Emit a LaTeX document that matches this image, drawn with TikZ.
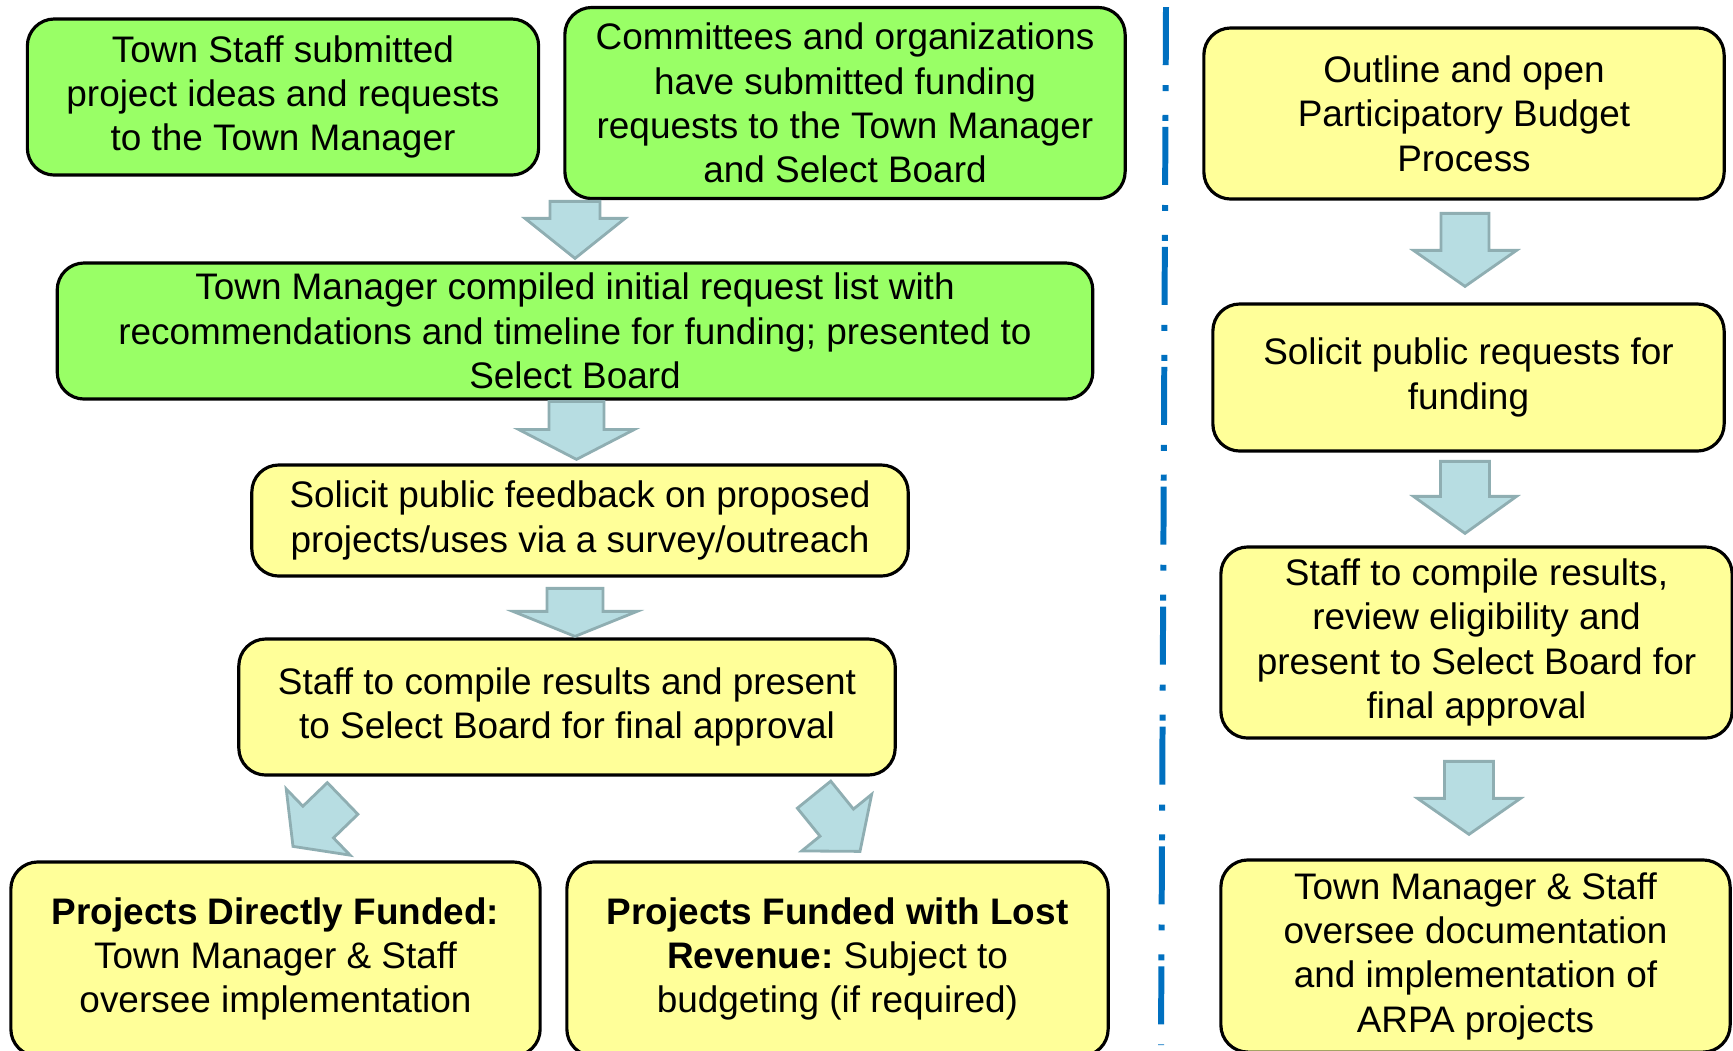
\documentclass[tikz,border=0pt]{standalone}
\usepackage{fontspec}
\setmainfont{Liberation Sans}
\usepackage{tikz}
\usetikzlibrary{calc}
\frenchspacing
\definecolor{boxgreen}{RGB}{153,255,102}
\definecolor{boxyellow}{RGB}{255,255,153}
\definecolor{arrfill}{RGB}{183,221,226}
\definecolor{arrline}{RGB}{143,174,178}
\definecolor{sepblue}{RGB}{0,112,192}
\newcommand{\boxfont}{\fontsize{10.5}{12.6}\selectfont}
\tikzset{box/.style={draw=black,line width=0.9pt,rounded corners=0.27cm,
			align=center,inner sep=0pt,font=\boxfont,
			execute at begin node={\rule{0pt}{9.6pt}}},
	greenbox/.style={box,fill=boxgreen},
	yellowbox/.style={box,fill=boxyellow},
	barr/.style={fill=arrfill,draw=arrline,line width=0.8pt,line join=miter}}
% block arrow: tip, rotation, head length, shaft length, head half width, shaft half width
\newcommand{\blockarr}[6]{\draw[barr,shift={(#1)},rotate=#2] (0,0) -- (#5,-#3) -- (#6,-#3) -- (#6,-#3-#4) -- (-#6,-#3-#4) -- (-#6,-#3) -- (-#5,-#3) -- cycle;}

\begin{document}
\begin{tikzpicture}[x=0.01cm,y=-0.01cm]
	\useasboundingbox (0,0) rectangle (1733,1050);
	\clip (0,0) rectangle (1733,1050);
	% left column
	\node[greenbox,minimum width=5.11cm,minimum height=1.56cm] (staff) at (283,97) {Town Staff submitted\\project ideas and requests\\to the Town Manager};
	\node[greenbox,minimum width=5.60cm,minimum height=1.91cm] (committees) at (845,103) {Committees and organizations\\have submitted funding\\requests to the Town Manager\\and Select Board};
	\node[greenbox,minimum width=10.35cm,minimum height=1.36cm] (manager) at (575,331) {Town Manager compiled initial request list with\\recommendations and timeline for funding; presented to\\Select Board};
	\node[yellowbox,minimum width=6.56cm,minimum height=1.11cm] (feedback) at (580,520.5) {Solicit public feedback on proposed\\projects/uses via a survey/outreach};
	\node[yellowbox,minimum width=6.56cm,minimum height=1.36cm] (compile) at (567,707) {Staff to compile results and present\\to Select Board for final approval};
	\node[yellowbox,minimum width=5.29cm,minimum height=1.94cm] (direct) at (275.5,959) {\textbf{Projects Directly Funded:}\\Town Manager \& Staff\\oversee implementation};
	\node[yellowbox,minimum width=5.41cm,minimum height=1.94cm] (lost) at (837.5,959) {\textbf{Projects Funded with Lost}\\\textbf{Revenue:} Subject to\\budgeting (if required)};
	% right column
	\node[yellowbox,minimum width=5.20cm,minimum height=1.71cm] (outline) at (1464,113.5) {Outline and open\\Participatory Budget\\Process};
	\node[yellowbox,minimum width=5.11cm,minimum height=1.47cm] (requests) at (1468.5,377.5) {Solicit public requests for\\funding};
	\node[yellowbox,minimum width=5.11cm,minimum height=1.91cm] (review) at (1476.5,642.5) {Staff to compile results,\\review eligibility and\\present to Select Board for\\final approval};
	\node[yellowbox,minimum width=5.09cm,minimum height=1.92cm] (oversee) at (1475.5,956) {Town Manager \& Staff\\oversee documentation\\and implementation of\\ARPA projects};
	% arrows
	\blockarr{$(manager.north)+(0,-3)$}{0}{40}{17}{50}{25}
	\blockarr{$(feedback.north)+(-3.5,-4)$}{0}{30}{28}{58}{27.5}
	\blockarr{$(compile.north)+(8,-1)$}{0}{25}{23}{62}{28}
	\blockarr{$(direct.north)+(17.5,-14)$}{-46}{35}{34}{46}{22}
	\blockarr{$(lost.north)+(22.5,-9)$}{39}{37}{36}{45}{21.5}
	\blockarr{$(requests.north)+(-3.5,-16)$}{0}{36}{37}{51.5}{24}
	\blockarr{$(review.north)+(-11.5,-12)$}{0}{37}{35}{51.5}{24.5}
	\blockarr{$(oversee.north)+(-6.5,-24)$}{0}{36}{37}{51.5}{24.5}
	% separator
	\draw[sepblue,line width=1.7pt,dash pattern=on 16.5pt off 5.7pt on 1.7pt off 6.8pt on 1.7pt off 1.7pt] (1166,7) -- (1161,1045);
\end{tikzpicture}
\end{document}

=-=-=-=-=

**YOUR GOAL**
Transcribe the whole listing exactly. Pictures stay out of your copy.

**FINAL RESULT**
Emit a LaTeX document that matches this image, drawn with TikZ.
\documentclass[tikz,border=0pt]{standalone}
\usepackage{fontspec}
\setmainfont{Liberation Sans}
\usepackage{tikz}
\usetikzlibrary{calc}
\frenchspacing
\definecolor{boxgreen}{RGB}{153,255,102}
\definecolor{boxyellow}{RGB}{255,255,153}
\definecolor{arrfill}{RGB}{183,221,226}
\definecolor{arrline}{RGB}{143,174,178}
\definecolor{sepblue}{RGB}{0,112,192}
\newcommand{\boxfont}{\fontsize{10.5}{12.6}\selectfont}
\tikzset{box/.style={draw=black,line width=0.9pt,rounded corners=0.27cm,
			align=center,inner sep=0pt,font=\boxfont,
			execute at begin node={\rule{0pt}{9.6pt}}},
	greenbox/.style={box,fill=boxgreen},
	yellowbox/.style={box,fill=boxyellow},
	barr/.style={fill=arrfill,draw=arrline,line width=0.8pt,line join=miter}}
% block arrow: tip, rotation, head length, shaft length, head half width, shaft half width
\newcommand{\blockarr}[6]{\draw[barr,shift={(#1)},rotate=#2] (0,0) -- (#5,-#3) -- (#6,-#3) -- (#6,-#3-#4) -- (-#6,-#3-#4) -- (-#6,-#3) -- (-#5,-#3) -- cycle;}

\begin{document}
\begin{tikzpicture}[x=0.01cm,y=-0.01cm]
	\useasboundingbox (0,0) rectangle (1733,1050);
	\clip (0,0) rectangle (1733,1050);
	% left column
	\node[greenbox,minimum width=5.11cm,minimum height=1.56cm] (staff) at (283,97) {Town Staff submitted\\project ideas and requests\\to the Town Manager};
	\node[greenbox,minimum width=5.60cm,minimum height=1.91cm] (committees) at (845,103) {Committees and organizations\\have submitted funding\\requests to the Town Manager\\and Select Board};
	\node[greenbox,minimum width=10.35cm,minimum height=1.36cm] (manager) at (575,331) {Town Manager compiled initial request list with\\recommendations and timeline for funding; presented to\\Select Board};
	\node[yellowbox,minimum width=6.56cm,minimum height=1.11cm] (feedback) at (580,520.5) {Solicit public feedback on proposed\\projects/uses via a survey/outreach};
	\node[yellowbox,minimum width=6.56cm,minimum height=1.36cm] (compile) at (567,707) {Staff to compile results and present\\to Select Board for final approval};
	\node[yellowbox,minimum width=5.29cm,minimum height=1.94cm] (direct) at (275.5,959) {\textbf{Projects Directly Funded:}\\Town Manager \& Staff\\oversee implementation};
	\node[yellowbox,minimum width=5.41cm,minimum height=1.94cm] (lost) at (837.5,959) {\textbf{Projects Funded with Lost}\\\textbf{Revenue:} Subject to\\budgeting (if required)};
	% right column
	\node[yellowbox,minimum width=5.20cm,minimum height=1.71cm] (outline) at (1464,113.5) {Outline and open\\Participatory Budget\\Process};
	\node[yellowbox,minimum width=5.11cm,minimum height=1.47cm] (requests) at (1468.5,377.5) {Solicit public requests for\\funding};
	\node[yellowbox,minimum width=5.11cm,minimum height=1.91cm] (review) at (1476.5,642.5) {Staff to compile results,\\review eligibility and\\present to Select Board for\\final approval};
	\node[yellowbox,minimum width=5.09cm,minimum height=1.92cm] (oversee) at (1475.5,956) {Town Manager \& Staff\\oversee documentation\\and implementation of\\ARPA projects};
	% arrows
	\blockarr{$(manager.north)+(0,-3)$}{0}{40}{17}{50}{25}
	\blockarr{$(feedback.north)+(-3.5,-4)$}{0}{30}{28}{58}{27.5}
	\blockarr{$(compile.north)+(8,-1)$}{0}{25}{23}{62}{28}
	\blockarr{$(direct.north)+(17.5,-14)$}{-46}{35}{34}{46}{22}
	\blockarr{$(lost.north)+(22.5,-9)$}{39}{37}{36}{45}{21.5}
	\blockarr{$(requests.north)+(-3.5,-16)$}{0}{36}{37}{51.5}{24}
	\blockarr{$(review.north)+(-11.5,-12)$}{0}{37}{35}{51.5}{24.5}
	\blockarr{$(oversee.north)+(-6.5,-24)$}{0}{36}{37}{51.5}{24.5}
	% separator
	\draw[sepblue,line width=1.7pt,dash pattern=on 16.5pt off 5.7pt on 1.7pt off 6.8pt on 1.7pt off 1.7pt] (1166,7) -- (1161,1045);
\end{tikzpicture}
\end{document}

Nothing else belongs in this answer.